Denoting $\mathcal P_=(\mathcal U) := \{C \in \mathcal{P(U)}\,|\,|C|=|\mathcal U|\}$, we have $\mathcal{P(U)} = \mathcal{P}_<(\mathcal U) \cup \mathcal P_=(\mathcal U) = \mathcal U \cup \mathcal P_=(\mathcal U)$, the union being disjoint.
Define the binary relation $\in_{\mathcal U} \subseteq \mathcal{P(U)}\times \mathcal{P(U)}$ such that ${\in_{\mathcal U}}_{|\mathcal U \times \mathcal{P(U)}} = {\in_{\text{ZFC}}}_{|\mathcal U \times \mathcal{P(U)}}$ and ${\in_{\mathcal U}}_{|\mathcal P_=(\mathcal U) \times \mathcal{P(U)}} = \emptyset$. That is, $\in_{\mathcal U}$ restricted to $\mathcal U \times \mathcal{P(U)}$ is just the usual set-relation $\in_{\text{ZFC}}$ of ZFC (i.e., just $\in$, if you prefer); and there is no other couple in $\in_{\mathcal U}$.
Does $(\mathcal{P(U)}, \in_{\mathcal U})$ serve as a model for NBG?

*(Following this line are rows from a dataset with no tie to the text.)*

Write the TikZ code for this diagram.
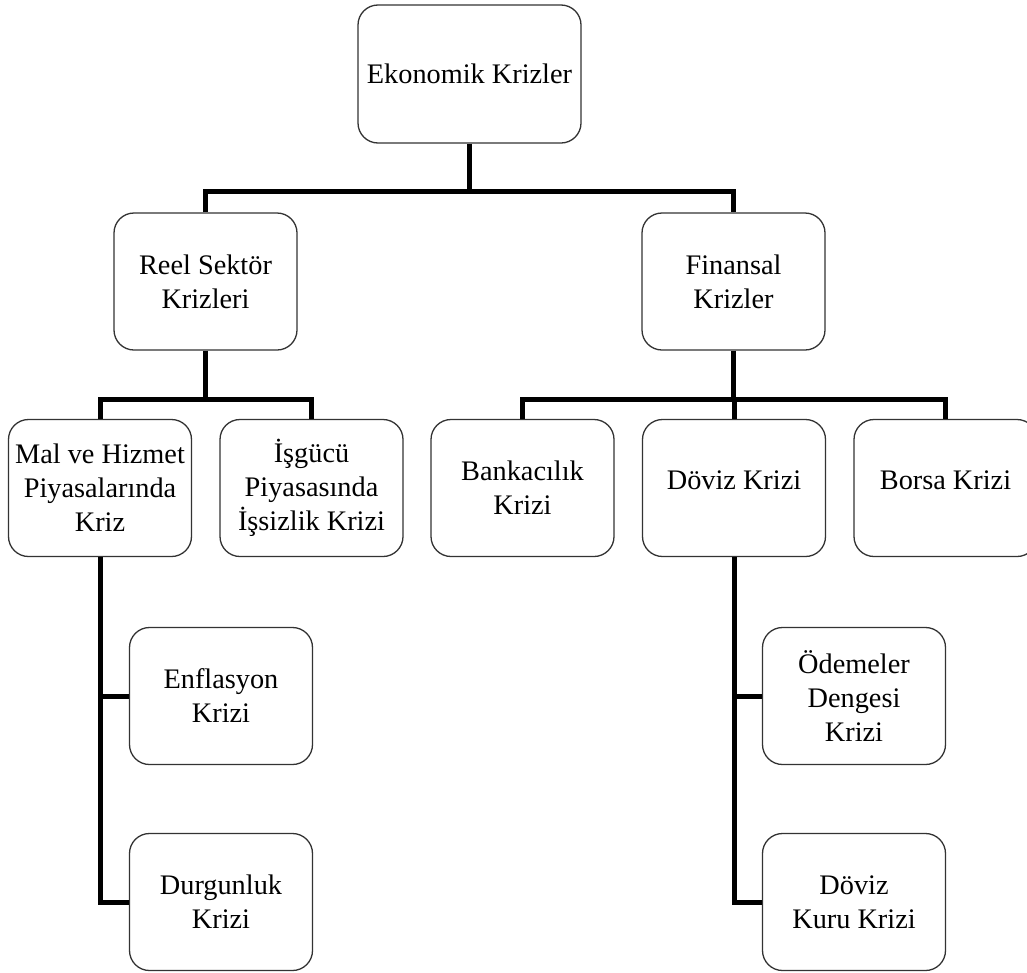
\documentclass[tikz,border=0pt]{standalone}
\usepackage{fontspec}
\setmainfont{Liberation Serif}
\begin{document}
\begin{tikzpicture}[x=1pt,y=-1pt,
  box/.style={draw=black!80, line width=1.3pt, rounded corners=20pt,
    minimum width=183pt, minimum height=137pt, align=center, inner sep=2pt,
    font=\fontsize{28.3}{34}\selectfont, text=black},
  conn/.style={line width=5pt, line join=miter, line cap=butt}]
\useasboundingbox (0,0) rectangle (1027,972);
\node[box, minimum width=223pt, minimum height=138pt] (top) at (469.5,74) {Ekonomik Krizler};
\node[box] (reel) at (205.5,281.5) {Reel Sektör\\Krizleri};
\node[box] (fin) at (733.5,281.5) {Finansal\\Krizler};
\node[box] (mal) at (100,488) {Mal ve Hizmet\\Piyasalarında\\Kriz};
\node[box] (isg) at (311.5,488) {İşgücü\\Piyasasında\\İşsizlik Krizi};
\node[box] (bank) at (522.5,488) {Bankacılık\\Krizi};
\node[box] (doviz) at (734,488) {\raisebox{16pt}{Döviz Krizi}};
\node[box] (borsa) at (945.5,488) {\raisebox{16pt}{Borsa Krizi}};
\node[box] (enfl) at (221,696) {Enflasyon\\Krizi};
\node[box] (durg) at (221,902) {Durgunluk\\Krizi};
\node[box] (odem) at (854,696) {Ödemeler\\Dengesi\\Krizi};
\node[box] (kuru) at (854,902) {Döviz\\Kuru Krizi};
\coordinate (j1) at (469.5,191);
\coordinate (j2) at (205.5,399);
\coordinate (j3) at (733.5,399);
\draw[conn] (top.south) -- (j1);
\draw[conn] (reel.north) -- (reel.north |- j1) -- (fin.north |- j1) -- (fin.north);
\draw[conn] (reel.south) -- (j2);
\draw[conn] (mal.north) -- (mal.north |- j2) -- (isg.north |- j2) -- (isg.north);
\draw[conn] (fin.south) -- (j3);
\draw[conn] (bank.north) -- (bank.north |- j3) -- (borsa.north |- j3) -- (borsa.north);
\draw[conn] (doviz.north |- j3) -- (doviz.north);
\draw[conn] (mal.south) |- (enfl.west);
\draw[conn] (mal.south) |- (durg.west);
\draw[conn] (doviz.south) |- (odem.west);
\draw[conn] (doviz.south) |- (kuru.west);
\end{tikzpicture}
\end{document}
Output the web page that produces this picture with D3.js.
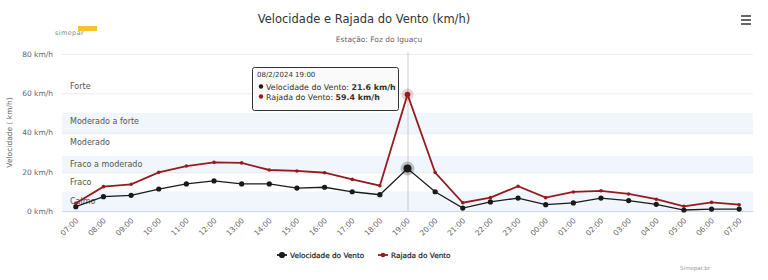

As two-sorted theory, this is equivalent to choose $\mathcal{P(U)}$ as classes, as sets the parts $x \in \mathcal{P(U)}$ such that $x \in \mathcal U$ (i.e., the parts $x \subset U$ such that $|x| < |\mathcal U|$) and as binary relation the modified membership $\in_{\mathcal U}$ defined above.
Yes, the power set of a Grothendieck universe is a model of NBG, and even of the stronger Morse-Kelley set theory.